Job design: Break complex ETL processes into smaller, more manageable tasks, and use dynamic partitioning and parallel processing wherever possible.
13. Can AWS Glue integrate with machine learning models?
Answer: Yes, AWS Glue can integrate with machine learning models in several ways. You can use AWS Glue jobs to process data and prepare it for machine learning models. You can also use AWS Glue to call Amazon SageMaker endpoints to deploy machine learning models and make predictions as part of an ETL process.
14. What are AWS Glue Workflows?
Answer: AWS Glue Workflows are used to design and orchestrate complex ETL pipelines. They allow you to define sequences of Glue jobs, triggers, and other actions in a visual interface. Workflows help you automate the management of ETL tasks and ensure that they execute in the correct order based on dependencies.
15. What are the best practices for AWS Glue?
Answer:
Monitor and log job metrics: Use AWS CloudWatch to track Glue job performance and troubleshoot issues.
Use partitioned data: Partition your data to reduce processing time and improve query performance.

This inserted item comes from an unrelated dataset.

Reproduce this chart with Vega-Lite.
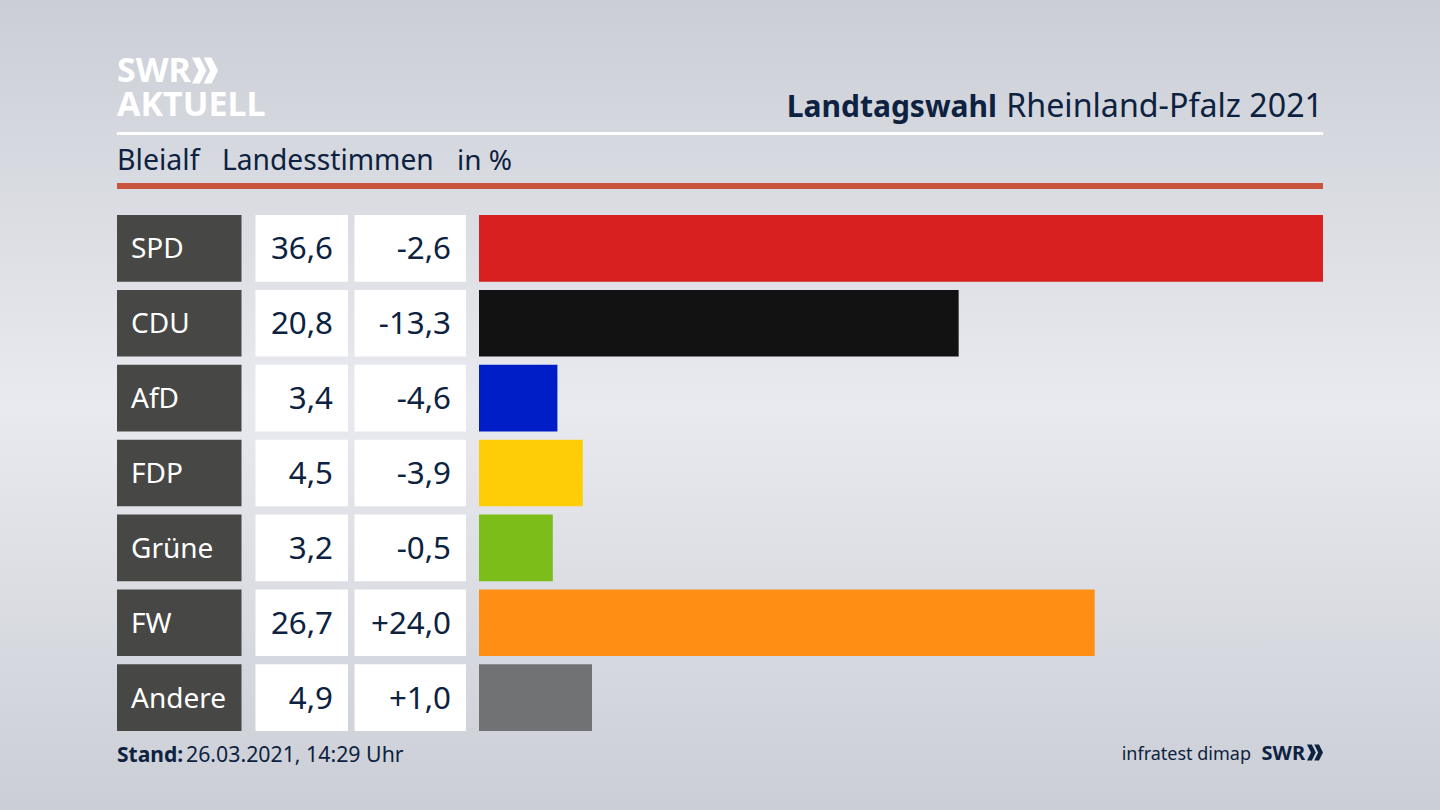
{
  "$schema": "https://vega.github.io/schema/vega-lite/v6.json",
  "width": 1440,
  "height": 810,
  "padding": 0,
  "autosize": {"type": "fit", "contains": "padding"},
  "view": {"stroke": null, "fill": {"gradient": "linear", "x1": 0, "y1": 0, "x2": 0, "y2": 1, "stops": [{"offset": 0, "color": "#cbced6"}, {"offset": 0.5, "color": "#e9eaef"}, {"offset": 1, "color": "#cbced6"}]}},
  "config": {
    "axis": {"disable": true},
    "locale": {"number": {"decimal": ",", "thousands": ".", "grouping": [3], "currency": ["", " €"], "minus": "-"}},
    "text": {"font": "Noto Sans", "color": "#0d2240"}
  },
  "data": {"values": [
    {"partei": "SPD", "ergebnis": 36.6, "diff": -2.6},
    {"partei": "CDU", "ergebnis": 20.8, "diff": -13.3},
    {"partei": "AfD", "ergebnis": 3.4, "diff": -4.6},
    {"partei": "FDP", "ergebnis": 4.5, "diff": -3.9},
    {"partei": "Grüne", "ergebnis": 3.2, "diff": -0.5},
    {"partei": "FW", "ergebnis": 26.7, "diff": 24.0},
    {"partei": "Andere", "ergebnis": 4.9, "diff": 1.0}
  ]},
  "resolve": {"scale": {"x": "independent", "y": "independent", "color": "independent", "shape": "independent", "size": "independent"}},
  "layer": [
    {
      "mark": {"type": "bar", "color": "#474745"},
      "encoding": {
        "x": {"datum": 117, "type": "quantitative", "scale": {"domain": [0, 1440]}},
        "x2": {"datum": 241.5},
        "y": {"field": "partei", "type": "nominal", "scale": {"type": "band", "domain": ["SPD", "CDU", "AfD", "FDP", "Grüne", "FW", "Andere"], "range": [215, 731], "paddingInner": 0.11, "paddingOuter": 0}}
      }
    },
    {
      "mark": {"type": "bar", "color": "#ffffff"},
      "encoding": {
        "x": {"datum": 255.5, "type": "quantitative", "scale": {"domain": [0, 1440]}},
        "x2": {"datum": 348},
        "y": {"field": "partei", "type": "nominal", "scale": {"type": "band", "domain": ["SPD", "CDU", "AfD", "FDP", "Grüne", "FW", "Andere"], "range": [215, 731], "paddingInner": 0.11, "paddingOuter": 0}}
      }
    },
    {
      "mark": {"type": "bar", "color": "#ffffff"},
      "encoding": {
        "x": {"datum": 354.5, "type": "quantitative", "scale": {"domain": [0, 1440]}},
        "x2": {"datum": 466},
        "y": {"field": "partei", "type": "nominal", "scale": {"type": "band", "domain": ["SPD", "CDU", "AfD", "FDP", "Grüne", "FW", "Andere"], "range": [215, 731], "paddingInner": 0.11, "paddingOuter": 0}}
      }
    },
    {
      "mark": {"type": "bar"},
      "encoding": {
        "x": {"field": "ergebnis", "type": "quantitative", "scale": {"domain": [0, 36.6], "range": [479, 1323]}},
        "y": {"field": "partei", "type": "nominal", "scale": {"type": "band", "domain": ["SPD", "CDU", "AfD", "FDP", "Grüne", "FW", "Andere"], "range": [215, 731], "paddingInner": 0.11, "paddingOuter": 0}},
        "color": {"field": "partei", "type": "nominal", "legend": null, "scale": {"domain": ["SPD", "CDU", "AfD", "FDP", "Grüne", "FW", "Andere"], "range": ["#d7201f", "#121212", "#001ec8", "#ffcd08", "#7cbd1a", "#ff8f14", "#717274"]}}
      }
    },
    {
      "mark": {"type": "text", "align": "left", "baseline": "middle", "dy": 2, "fontSize": 28, "color": "#ffffff"},
      "encoding": {
        "x": {"datum": 131, "type": "quantitative", "scale": {"domain": [0, 1440]}},
        "y": {"field": "partei", "type": "nominal", "scale": {"type": "band", "domain": ["SPD", "CDU", "AfD", "FDP", "Grüne", "FW", "Andere"], "range": [215, 731], "paddingInner": 0.11, "paddingOuter": 0}},
        "text": {"field": "partei", "type": "nominal"}
      }
    },
    {
      "mark": {"type": "text", "align": "right", "baseline": "middle", "dy": 2, "fontSize": 31.3},
      "encoding": {
        "x": {"datum": 333, "type": "quantitative", "scale": {"domain": [0, 1440]}},
        "y": {"field": "partei", "type": "nominal", "scale": {"type": "band", "domain": ["SPD", "CDU", "AfD", "FDP", "Grüne", "FW", "Andere"], "range": [215, 731], "paddingInner": 0.11, "paddingOuter": 0}},
        "text": {"field": "ergebnis", "type": "quantitative", "format": ".1f"}
      }
    },
    {
      "mark": {"type": "text", "align": "right", "baseline": "middle", "dy": 2, "fontSize": 31.3},
      "encoding": {
        "x": {"datum": 451, "type": "quantitative", "scale": {"domain": [0, 1440]}},
        "y": {"field": "partei", "type": "nominal", "scale": {"type": "band", "domain": ["SPD", "CDU", "AfD", "FDP", "Grüne", "FW", "Andere"], "range": [215, 731], "paddingInner": 0.11, "paddingOuter": 0}},
        "text": {"field": "diff", "type": "quantitative", "format": "+.1f"}
      }
    },
    {
      "data": {"values": [{"linie": "weiss"}]},
      "mark": {"type": "rule", "color": "#ffffff", "strokeWidth": 3},
      "encoding": {
        "x": {"datum": 117, "type": "quantitative", "scale": {"domain": [0, 1440]}},
        "x2": {"datum": 1323},
        "y": {"datum": 133.5, "type": "quantitative", "scale": {"domain": [810, 0]}}
      }
    },
    {
      "data": {"values": [{"linie": "rot"}]},
      "mark": {"type": "rule", "color": "#c9533c", "strokeWidth": 6},
      "encoding": {
        "x": {"datum": 117, "type": "quantitative", "scale": {"domain": [0, 1440]}},
        "x2": {"datum": 1323},
        "y": {"datum": 186, "type": "quantitative", "scale": {"domain": [810, 0]}}
      }
    },
    {
      "data": {"values": [{"t": "SWR"}]},
      "mark": {"type": "text", "align": "left", "baseline": "alphabetic", "fontSize": 34, "fontWeight": "bold", "color": "#ffffff"},
      "encoding": {
        "x": {"datum": 117, "type": "quantitative", "scale": {"domain": [0, 1440]}},
        "y": {"datum": 82, "type": "quantitative", "scale": {"domain": [810, 0]}},
        "text": {"field": "t"}
      }
    },
    {
      "data": {"values": [{"t": "AKTUELL"}]},
      "mark": {"type": "text", "align": "left", "baseline": "alphabetic", "fontSize": 34, "fontWeight": "bold", "color": "#ffffff"},
      "encoding": {
        "x": {"datum": 117, "type": "quantitative", "scale": {"domain": [0, 1440]}},
        "y": {"datum": 116, "type": "quantitative", "scale": {"domain": [810, 0]}},
        "text": {"field": "t"}
      }
    },
    {
      "data": {"values": [{"logo": "oben"}]},
      "mark": {"type": "point", "filled": true, "opacity": 1, "color": "#ffffff", "strokeWidth": 0, "size": 676, "shape": "M-1,-1 L-0.4,-1 L0.1,0 L-0.4,1 L-1,1 L-0.5,0 Z M-0.1,-1 L0.5,-1 L1,0 L0.5,1 L-0.1,1 L0.4,0 Z"},
      "encoding": {
        "x": {"datum": 205, "type": "quantitative", "scale": {"domain": [0, 1440]}},
        "y": {"datum": 70.5, "type": "quantitative", "scale": {"domain": [810, 0]}}
      }
    },
    {
      "data": {"values": [{"t": "Landtagswahl"}]},
      "mark": {"type": "text", "align": "right", "baseline": "alphabetic", "fontSize": 30, "fontWeight": "bold"},
      "encoding": {
        "x": {"datum": 997, "type": "quantitative", "scale": {"domain": [0, 1440]}},
        "y": {"datum": 117, "type": "quantitative", "scale": {"domain": [810, 0]}},
        "text": {"field": "t"}
      }
    },
    {
      "data": {"values": [{"t": "Rheinland-Pfalz 2021"}]},
      "mark": {"type": "text", "align": "right", "baseline": "alphabetic", "fontSize": 32.2},
      "encoding": {
        "x": {"datum": 1323, "type": "quantitative", "scale": {"domain": [0, 1440]}},
        "y": {"datum": 117, "type": "quantitative", "scale": {"domain": [810, 0]}},
        "text": {"field": "t"}
      }
    },
    {
      "data": {"values": [{"t": "Bleialf"}]},
      "mark": {"type": "text", "align": "left", "baseline": "alphabetic", "fontSize": 28.5},
      "encoding": {
        "x": {"datum": 117, "type": "quantitative", "scale": {"domain": [0, 1440]}},
        "y": {"datum": 170, "type": "quantitative", "scale": {"domain": [810, 0]}},
        "text": {"field": "t"}
      }
    },
    {
      "data": {"values": [{"t": "Landesstimmen"}]},
      "mark": {"type": "text", "align": "left", "baseline": "alphabetic", "fontSize": 28.2},
      "encoding": {
        "x": {"datum": 222, "type": "quantitative", "scale": {"domain": [0, 1440]}},
        "y": {"datum": 170, "type": "quantitative", "scale": {"domain": [810, 0]}},
        "text": {"field": "t"}
      }
    },
    {
      "data": {"values": [{"t": "in %"}]},
      "mark": {"type": "text", "align": "left", "baseline": "alphabetic", "fontSize": 28},
      "encoding": {
        "x": {"datum": 457, "type": "quantitative", "scale": {"domain": [0, 1440]}},
        "y": {"datum": 170, "type": "quantitative", "scale": {"domain": [810, 0]}},
        "text": {"field": "t"}
      }
    },
    {
      "data": {"values": [{"t": "Stand:"}]},
      "mark": {"type": "text", "align": "left", "baseline": "alphabetic", "fontSize": 21, "fontWeight": "bold"},
      "encoding": {
        "x": {"datum": 117, "type": "quantitative", "scale": {"domain": [0, 1440]}},
        "y": {"datum": 762, "type": "quantitative", "scale": {"domain": [810, 0]}},
        "text": {"field": "t"}
      }
    },
    {
      "data": {"values": [{"t": "26.03.2021, 14:29 Uhr"}]},
      "mark": {"type": "text", "align": "left", "baseline": "alphabetic", "fontSize": 21.3},
      "encoding": {
        "x": {"datum": 186, "type": "quantitative", "scale": {"domain": [0, 1440]}},
        "y": {"datum": 762, "type": "quantitative", "scale": {"domain": [810, 0]}},
        "text": {"field": "t"}
      }
    },
    {
      "data": {"values": [{"t": "infratest dimap"}]},
      "mark": {"type": "text", "align": "right", "baseline": "alphabetic", "fontSize": 18},
      "encoding": {
        "x": {"datum": 1251, "type": "quantitative", "scale": {"domain": [0, 1440]}},
        "y": {"datum": 760, "type": "quantitative", "scale": {"domain": [810, 0]}},
        "text": {"field": "t"}
      }
    },
    {
      "data": {"values": [{"t": "SWR"}]},
      "mark": {"type": "text", "align": "right", "baseline": "alphabetic", "fontSize": 20, "fontWeight": "bold"},
      "encoding": {
        "x": {"datum": 1305, "type": "quantitative", "scale": {"domain": [0, 1440]}},
        "y": {"datum": 760, "type": "quantitative", "scale": {"domain": [810, 0]}},
        "text": {"field": "t"}
      }
    },
    {
      "data": {"values": [{"logo": "unten"}]},
      "mark": {"type": "point", "filled": true, "opacity": 1, "color": "#0d2240", "strokeWidth": 0, "size": 256, "shape": "M-1,-1 L-0.4,-1 L0.1,0 L-0.4,1 L-1,1 L-0.5,0 Z M-0.1,-1 L0.5,-1 L1,0 L0.5,1 L-0.1,1 L0.4,0 Z"},
      "encoding": {
        "x": {"datum": 1315, "type": "quantitative", "scale": {"domain": [0, 1440]}},
        "y": {"datum": 752.5, "type": "quantitative", "scale": {"domain": [810, 0]}}
      }
    }
  ]
}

Test jobs with small datasets: Start with small data volumes to fine-tune your scripts before scaling to larger datasets.
Leverage Glue’s built-in transformations: Use built-in transformations for common operations like filtering, joins, and aggregations to save time and effort.
Use proper file formats: Store data in optimized formats like Parquet or ORC for better performance.